▶

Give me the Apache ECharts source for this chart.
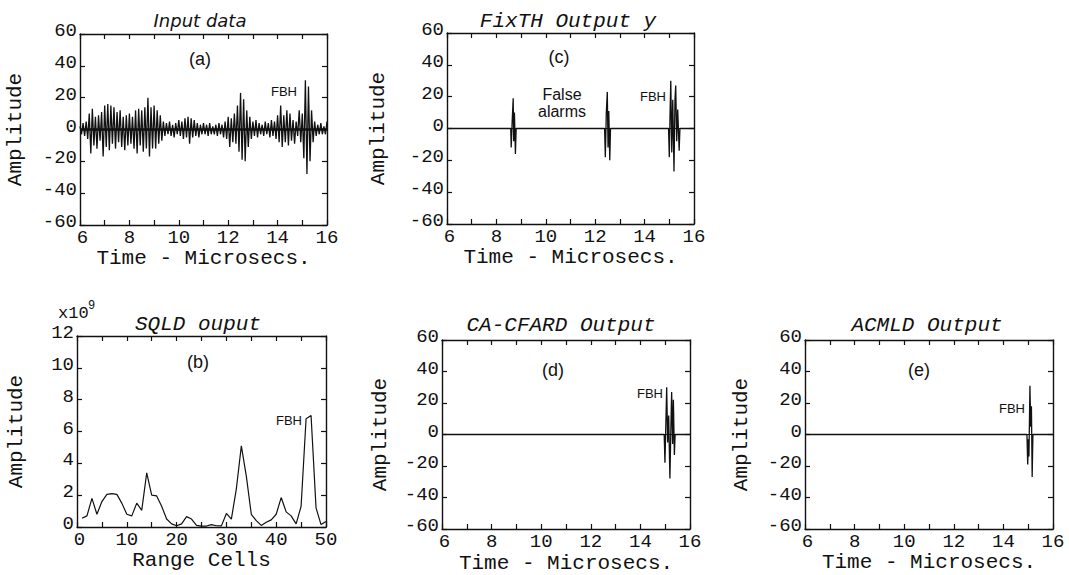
<!DOCTYPE html>
<html><head><meta charset="utf-8">
<script src="https://cdn.jsdelivr.net/npm/echarts@6/dist/echarts.min.js"></script>
<style>html,body{margin:0;padding:0;background:#fff}#c{width:1069px;height:575px}</style>
</head><body><div id="c"></div>
<script>
// ---------- data ----------
const inputStart = 6, inputStep = 0.0625;
const inputValues = [
  2,-3,4,-4,5,-6,10,-15,13,-10,8,-12,9,-7,11,-17,
  15,-11,16,-13,15,-9,14,-12,11,-8,12,-11,8,-13,9,-10,
  10,-9,8,-12,12,-15,13,-10,12,-14,14,-12,20,-17,14,-12,
  15,-12,12,-9,9,-7,5,-4,4,-3,5,-4,3,-5,4,-3,
  6,-4,5,-6,7,-5,8,-9,7,-5,6,-4,4,-5,3,-3,
  4,-3,3,-4,4,-3,2,-3,3,-4,4,-3,3,-5,5,-6,
  8,-11,7,-8,10,-9,15,-14,23,-19,19,-20,12,-11,8,-6,
  5,-4,6,-5,4,-3,3,-4,5,-3,4,-5,6,-4,5,-6,
  9,-8,15,-11,9,-8,12,-10,10,-7,6,-9,5,-4,12,-8,
  10,-18,31,-28,27,-20,12,-8,5,-4,3,-3,4,-3,2,-3,5
];
const sqldCells = [1,2,3,4,5,6,7,8,9,10,11,12,13,14,15,16,17,18,19,20,21,22,23,24,25,
  26,27,28,29,30,31,32,33,34,35,36,37,38,39,40,41,42,43,44,45,46,47,48,49,50];
const sqldValues = [0.55,0.7,1.8,0.8,1.6,2.05,2.1,2.05,1.5,0.8,0.7,1.5,1.05,3.4,2.0,1.95,1.3,0.5,0.2,0.08,
  0.2,0.65,0.5,0.1,0.05,0.06,0.15,0.08,0.07,0.85,0.5,2.4,5.1,3.2,0.8,0.4,0.1,0.3,0.45,0.8,
  1.85,0.95,0.7,0.2,1.3,6.8,7.0,1.2,0.15,0.35];
const fixthTimes = [6,8.58,8.60,8.64,8.68,8.70,8.73,8.77,8.80,
  12.38,12.41,12.45,12.49,12.52,12.55,12.59,12.62,
  14.97,15.0,15.03,15.06,15.1,15.14,15.19,15.23,15.26,15.3,15.34,15.4,15.43,16];
const fixthValues = [0,0,-12,5,19,-8,10,-16,0,
  0,-18,10,23,-12,11,-20,0,
  0,-18,9,30,-15,18,-27,18,27,-8,12,-14,0,0];
const cfarTimes = [6,14.96,14.99,15.02,15.06,15.1,15.14,15.19,15.23,15.26,15.3,15.33,15.37,15.4,16];
const cfarValues = [0,0,-18,2,30,-5,12,-28,5,27,-6,22,-13,0,0];
const acmlTimes = [6,14.95,14.98,15.01,15.03,15.07,15.1,15.13,15.16,15.19,16];
const acmlValues = [0,0,-19,-3,-14,31,5,18,-27,0,0];

const timeLabels = [6,8,10,12,14,16];
const ampLabels = [-60,-40,-20,0,20,40,60];
const cellLabels = [0,10,20,30,40,50];
const sqldLabels = [0,2,4,6,8,10,12];

// ---------- layout ----------
const MONO = 'Liberation Mono';
const SANS = 'Liberation Sans';
const grids = [
  {left:80, top:34, width:247, height:191},   // a
  {left:77, top:336, width:249, height:191},  // b
  {left:447, top:33, width:247, height:191},  // c
  {left:442, top:340, width:248, height:189}, // d
  {left:805, top:340, width:248, height:189}  // e
];
const axisCfg = [
  {x:[6,16,1,timeLabels,'Time - Microsecs.',21.5], y:[-60,60,20,ampLabels,'Amplitude',54]},
  {x:[0,50,5,cellLabels,'Range Cells',22.5], y:[0,12,2,sqldLabels,'Amplitude',50.5]},
  {x:[6,16,1,timeLabels,'Time - Microsecs.',22.5], y:[-60,60,20,ampLabels,'Amplitude',58]},
  {x:[6,16,1,timeLabels,'Time - Microsecs.',23.5], y:[-60,60,20,ampLabels,'Amplitude',51.5]},
  {x:[6,16,1,timeLabels,'Time - Microsecs.',20.5], y:[-60,60,20,ampLabels,'Amplitude',53.5]}
];
const lineBlack = {color:'#111', width:1.4};
const tickStyle = {show:true, inside:true, length:5, lineStyle:{color:'#111', width:1.2}};
const xAxes = [], yAxes = [];
axisCfg.forEach((c, i) => {
  const [xmin,xmax,xint,xlab,xname,xgap] = c.x;
  const [ymin,ymax,yint,ylab,yname,ygap] = c.y;
  const common = (min,max,intv) => ({gridIndex:i, type:'value', min, max, interval:intv,
    axisLine:{show:true, onZero:false, lineStyle:lineBlack}, axisTick:tickStyle, splitLine:{show:false}});
  xAxes.push(Object.assign(common(xmin,xmax,xint), {position:'bottom',
    axisLabel:{margin:7, color:'#111', fontFamily:MONO, fontSize:19, lineHeight:12,
      rich:{lo:{fontFamily:MONO, fontSize:19, lineHeight:12, color:'#111', padding:[0,0,0,5]}},
      formatter:v => !xlab.includes(v) ? '' : (v === xmin ? '{lo|' + v + '}' : String(v))},
    name:xname, nameLocation:'middle', nameGap:xgap,
    nameTextStyle:{fontFamily:MONO, fontSize:21, color:'#111'}}));
  xAxes.push(Object.assign(common(xmin,xmax,xint), {position:'top', axisLabel:{show:false}}));
  yAxes.push(Object.assign(common(ymin,ymax,yint), {position:'left',
    axisLabel:{margin:3, color:'#111', fontFamily:MONO, fontSize:19, lineHeight:6, verticalAlign:'bottom',
      formatter:v => ylab.includes(v) ? String(v) : ''},
    name:yname, nameLocation:'middle', nameGap:ygap,
    nameTextStyle:{fontFamily:MONO, fontSize:21, color:'#111'}}));
  yAxes.push(Object.assign(common(ymin,ymax,yint), {position:'right', axisLabel:{show:false}}));
});

const zeroLine = w => ({silent:true, symbol:'none', label:{show:false},
  lineStyle:{type:'solid', color:'#111', width:w}, data:[{yAxis:0}]});
const mk = (gi, data, w, zeroW) => ({type:'line', xAxisIndex:gi*2, yAxisIndex:gi*2,
  data, showSymbol:false, symbol:'none', animation:false, sampling:null,
  lineStyle:{color:'#111', width:w}, markLine: zeroW ? zeroLine(zeroW) : undefined});

const series = [
  mk(0, inputValues.map((v,k) => [inputStart + k*inputStep, v]), 1.3, 2.5),
  mk(1, sqldCells.map((c,k) => [c, sqldValues[k]]), 1.2, 0),
  mk(2, fixthTimes.map((t,k) => [t, fixthValues[k]]), 1.3, 1),
  mk(3, cfarTimes.map((t,k) => [t, cfarValues[k]]), 1.3, 1),
  mk(4, acmlTimes.map((t,k) => [t, acmlValues[k]]), 1.3, 1)
];

const txt = (x, y, text, font, extra) => ({type:'text', x, y, silent:true,
  style:Object.assign({text, font, fill:'#111', textAlign:'center', textVerticalAlign:'middle'}, extra||{})});
const graphic = [
  txt(200, 20, 'Input data', 'italic 18px "DejaVu Sans"'),
  txt(568, 21, 'FixTH Output y', 'italic 21px ' + MONO),
  txt(198, 324, 'SQLD ouput', 'italic 21px ' + MONO),
  txt(561, 325, 'CA-CFARD Output', 'italic 21px ' + MONO),
  txt(927, 325, 'ACMLD Output', 'italic 21px ' + MONO),
  txt(58, 313, 'x10', '17px ' + MONO, {textAlign:'left'}),
  txt(88, 306, '9', '12px ' + MONO, {textAlign:'left'}),
  txt(200, 59, '(a)', '18px ' + SANS),
  txt(559, 57, '(c)', '18px ' + SANS),
  txt(198, 362, '(b)', '18px ' + SANS),
  txt(553, 370, '(d)', '18px ' + SANS),
  txt(919, 370, '(e)', '18px ' + SANS),
  txt(284, 91, 'FBH', '13px ' + SANS),
  txt(653, 96, 'FBH', '13px ' + SANS),
  txt(289, 420, 'FBH', '13px ' + SANS),
  txt(650, 393, 'FBH', '13px ' + SANS),
  txt(1012, 408, 'FBH', '13px ' + SANS),
  txt(562, 94, 'False', '16px ' + SANS),
  txt(562, 111, 'alarms', '16px ' + SANS)
];

const chart = echarts.init(document.getElementById('c'), null, {renderer:'svg'});
chart.setOption({
  backgroundColor:'#fff', animation:false,
  grid: grids.map(g => Object.assign({show:false, containLabel:false}, g)),
  xAxis: xAxes, yAxis: yAxes, series, graphic
});
</script></body></html>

◀

[Directions]:
Starting with the first line of the data above and ending with the line containing "const acmlValues = [0,0,-19,-3,-14,31,5,18,-27,0,0];", please restate every line exactly, leaving images out.

[Response]:
Give me the Apache ECharts source for this chart.
<!DOCTYPE html>
<html><head><meta charset="utf-8">
<script src="https://cdn.jsdelivr.net/npm/echarts@6/dist/echarts.min.js"></script>
<style>html,body{margin:0;padding:0;background:#fff}#c{width:1069px;height:575px}</style>
</head><body><div id="c"></div>
<script>
// ---------- data ----------
const inputStart = 6, inputStep = 0.0625;
const inputValues = [
  2,-3,4,-4,5,-6,10,-15,13,-10,8,-12,9,-7,11,-17,
  15,-11,16,-13,15,-9,14,-12,11,-8,12,-11,8,-13,9,-10,
  10,-9,8,-12,12,-15,13,-10,12,-14,14,-12,20,-17,14,-12,
  15,-12,12,-9,9,-7,5,-4,4,-3,5,-4,3,-5,4,-3,
  6,-4,5,-6,7,-5,8,-9,7,-5,6,-4,4,-5,3,-3,
  4,-3,3,-4,4,-3,2,-3,3,-4,4,-3,3,-5,5,-6,
  8,-11,7,-8,10,-9,15,-14,23,-19,19,-20,12,-11,8,-6,
  5,-4,6,-5,4,-3,3,-4,5,-3,4,-5,6,-4,5,-6,
  9,-8,15,-11,9,-8,12,-10,10,-7,6,-9,5,-4,12,-8,
  10,-18,31,-28,27,-20,12,-8,5,-4,3,-3,4,-3,2,-3,5
];
const sqldCells = [1,2,3,4,5,6,7,8,9,10,11,12,13,14,15,16,17,18,19,20,21,22,23,24,25,
  26,27,28,29,30,31,32,33,34,35,36,37,38,39,40,41,42,43,44,45,46,47,48,49,50];
const sqldValues = [0.55,0.7,1.8,0.8,1.6,2.05,2.1,2.05,1.5,0.8,0.7,1.5,1.05,3.4,2.0,1.95,1.3,0.5,0.2,0.08,
  0.2,0.65,0.5,0.1,0.05,0.06,0.15,0.08,0.07,0.85,0.5,2.4,5.1,3.2,0.8,0.4,0.1,0.3,0.45,0.8,
  1.85,0.95,0.7,0.2,1.3,6.8,7.0,1.2,0.15,0.35];
const fixthTimes = [6,8.58,8.60,8.64,8.68,8.70,8.73,8.77,8.80,
  12.38,12.41,12.45,12.49,12.52,12.55,12.59,12.62,
  14.97,15.0,15.03,15.06,15.1,15.14,15.19,15.23,15.26,15.3,15.34,15.4,15.43,16];
const fixthValues = [0,0,-12,5,19,-8,10,-16,0,
  0,-18,10,23,-12,11,-20,0,
  0,-18,9,30,-15,18,-27,18,27,-8,12,-14,0,0];
const cfarTimes = [6,14.96,14.99,15.02,15.06,15.1,15.14,15.19,15.23,15.26,15.3,15.33,15.37,15.4,16];
const cfarValues = [0,0,-18,2,30,-5,12,-28,5,27,-6,22,-13,0,0];
const acmlTimes = [6,14.95,14.98,15.01,15.03,15.07,15.1,15.13,15.16,15.19,16];
const acmlValues = [0,0,-19,-3,-14,31,5,18,-27,0,0];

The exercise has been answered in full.